» **Given exercise**: Check every line below for the word "draw" and copy each one that has it.

» **Provided material**:
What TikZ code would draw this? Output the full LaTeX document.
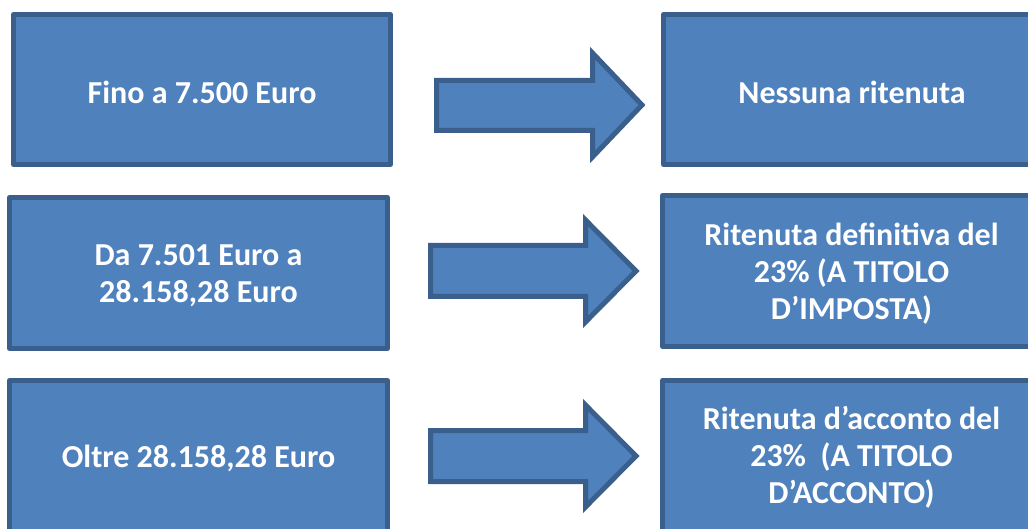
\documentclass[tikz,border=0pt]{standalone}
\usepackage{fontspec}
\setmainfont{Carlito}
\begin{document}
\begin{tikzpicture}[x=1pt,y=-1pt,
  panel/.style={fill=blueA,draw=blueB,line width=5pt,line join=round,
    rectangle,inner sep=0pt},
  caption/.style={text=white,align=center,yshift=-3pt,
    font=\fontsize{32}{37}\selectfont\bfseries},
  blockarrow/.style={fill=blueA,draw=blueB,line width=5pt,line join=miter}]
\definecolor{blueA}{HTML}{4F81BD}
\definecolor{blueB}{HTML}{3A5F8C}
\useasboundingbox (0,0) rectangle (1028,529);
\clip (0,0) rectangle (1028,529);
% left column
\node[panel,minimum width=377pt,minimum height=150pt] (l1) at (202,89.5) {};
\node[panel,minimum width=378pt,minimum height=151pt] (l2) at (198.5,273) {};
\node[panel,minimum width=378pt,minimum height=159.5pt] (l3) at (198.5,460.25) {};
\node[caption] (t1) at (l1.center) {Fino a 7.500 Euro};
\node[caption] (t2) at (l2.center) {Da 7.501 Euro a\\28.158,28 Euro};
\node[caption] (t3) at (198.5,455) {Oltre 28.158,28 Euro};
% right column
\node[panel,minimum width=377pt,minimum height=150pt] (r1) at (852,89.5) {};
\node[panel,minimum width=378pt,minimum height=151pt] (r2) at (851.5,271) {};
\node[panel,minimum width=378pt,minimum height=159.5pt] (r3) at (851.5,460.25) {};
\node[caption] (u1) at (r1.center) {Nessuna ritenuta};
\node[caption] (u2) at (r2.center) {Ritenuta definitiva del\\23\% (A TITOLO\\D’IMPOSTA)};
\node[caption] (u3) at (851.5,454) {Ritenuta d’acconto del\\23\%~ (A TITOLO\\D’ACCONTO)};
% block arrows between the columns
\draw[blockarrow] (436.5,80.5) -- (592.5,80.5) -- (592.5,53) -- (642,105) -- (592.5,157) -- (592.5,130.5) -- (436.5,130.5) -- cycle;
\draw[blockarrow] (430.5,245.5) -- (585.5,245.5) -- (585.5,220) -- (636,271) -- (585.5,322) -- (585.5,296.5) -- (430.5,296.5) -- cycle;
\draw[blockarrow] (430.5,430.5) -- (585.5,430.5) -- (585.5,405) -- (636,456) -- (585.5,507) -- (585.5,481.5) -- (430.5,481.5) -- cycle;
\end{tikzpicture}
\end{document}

» **Solution**:
What TikZ code would draw this? Output the full LaTeX document.
  panel/.style={fill=blueA,draw=blueB,line width=5pt,line join=round,
  blockarrow/.style={fill=blueA,draw=blueB,line width=5pt,line join=miter}]
\draw[blockarrow] (436.5,80.5) -- (592.5,80.5) -- (592.5,53) -- (642,105) -- (592.5,157) -- (592.5,130.5) -- (436.5,130.5) -- cycle;
\draw[blockarrow] (430.5,245.5) -- (585.5,245.5) -- (585.5,220) -- (636,271) -- (585.5,322) -- (585.5,296.5) -- (430.5,296.5) -- cycle;
\draw[blockarrow] (430.5,430.5) -- (585.5,430.5) -- (585.5,405) -- (636,456) -- (585.5,507) -- (585.5,481.5) -- (430.5,481.5) -- cycle;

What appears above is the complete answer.